What to avoid: Don’t just pick every topic with your product name in it. The most obvious topics often have low volume (or are too broad). Mix in related pain points and upstream/downstream topics.


Step 3: Log Into Bombora and Start Building

Assuming you have access to Bombora’s Audience Builder (sometimes called Audience Solutions):

  1. Navigate to Audience Builder: Look for “Custom Audiences” or “Segments” in the menu.
  2. Create a new segment: Usually there’s a big “+ New Audience” or similar button.
  3. Set your account filters:
  4. Upload your company list (CSV, with domains is best), or
  5. Use Bombora’s filters for company size, industry, location, etc.
  6. Add topic filters:
  7. Select your chosen topics from the Bombora list.
  8. Set the intent threshold (Bombora calls this “Surge Score” or “Intensity”). Higher scores = companies showing stronger signals. Start with 60 or 65+ for serious intent; lower if you need more volume.
  9. Set the time window: Typical is 1–4 weeks of recent activity. Shorter windows = more timely, but fewer matches.
  10. (Optional) Layer on exclusions: You can often exclude current customers, competitors, or irrelevant industries.

Watch out for: Over-filtering. It’s easy to end up with a segment so narrow it’s useless. Start broad, then tighten as you learn what works.


Step 4: Preview and Validate Your Audience

Don’t just trust the numbers. Preview the audience and sanity-check:

  • Are the right companies showing up? If not, your filters might be off.
  • Is the volume realistic? If you only get 5 accounts, you’re probably too tight. If you get 5,000, you’re probably too broad.
  • Spot-check the intent: Some platforms let you see which topics a company surged on. Look for false positives (e.g., a bank surging on “cloud security” because they’re hiring, not buying).

Pro tip: Export a sample and cross-check it with your sales team or CRM data. If it doesn’t pass the sniff test, tweak and try again.


Step 5: Activate Your Audience Where It Matters

Creating a segment is just the start. You need to actually use it. Here’s how:

  • Export your segment: Most platforms let you download as CSV, or sometimes push directly to LinkedIn, Facebook, or your DSP.
  • Sync with your ad platforms: Upload the list as a matched audience for targeted ads.
  • Send to your CRM or sales tools: Flag these accounts for outbound, or alert reps that these companies are researching relevant topics.
  • Integrate with marketing automation: Trigger tailored email sequences or retargeting.

What not to do: Don’t just dump everyone into a generic nurture or cold outreach. The whole point is these accounts are showing intent—tailor your message accordingly.


Step 6: Rinse, Repeat, and Actually Measure

This isn’t a “set it and forget it” deal. You need to:

  • Refresh segments regularly: Intent data goes stale fast.

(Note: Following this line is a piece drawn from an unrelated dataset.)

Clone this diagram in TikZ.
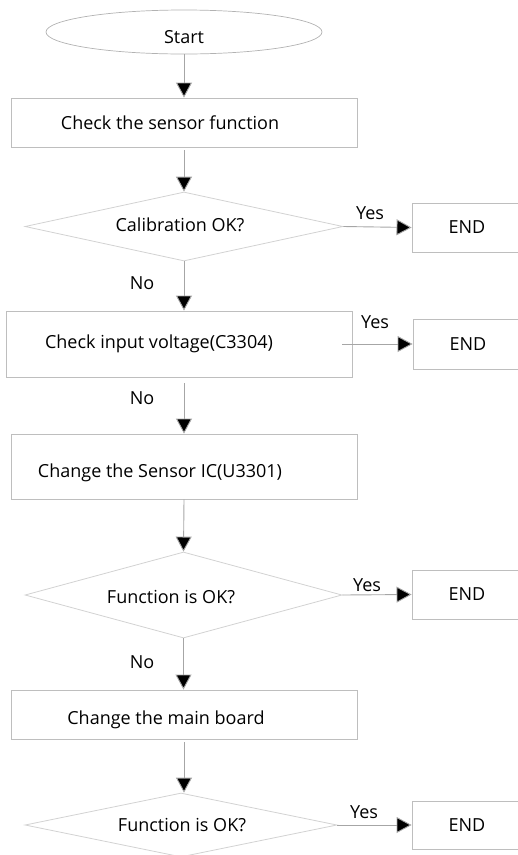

Update weekly or bi-weekly.
  • Test new topics: See which ones actually predict pipeline, not just clicks.
  • Track downstream results: Are these accounts engaging? Any lift in meetings booked, pipeline, or revenue? If not, don’t be afraid to kill a segment and try again.

Honest take: Most teams overcomplicate this. Fancy dashboards and scoring models are nice, but if your sales team isn’t seeing better accounts, it’s not working. Focus on real outcomes.


What Works, What Doesn’t, and What to Ignore

  • Works: Tight segments, regular refreshes, and close feedback loops with sales.
  • Doesn’t work: Overly broad topics, “set and forget” audiences, or expecting intent signals to close deals by themselves.
  • Ignore: Vendor hype about “AI-powered predictive magic.” The basics—good accounts, smart topics, real follow-up—matter more.

Keep It Simple—And Iterate

Building custom audience segments in Bombora isn’t rocket science, but it is easy to overthink. Start with a clear account list and a handful of relevant topics. Preview, test, and tweak. Don’t expect perfection out the gate—just keep it practical, measure real outcomes, and adjust as you go.

The simpler you make it, the faster you’ll see what actually works. Then you can get fancy—once you’ve proven it’s worth the effort.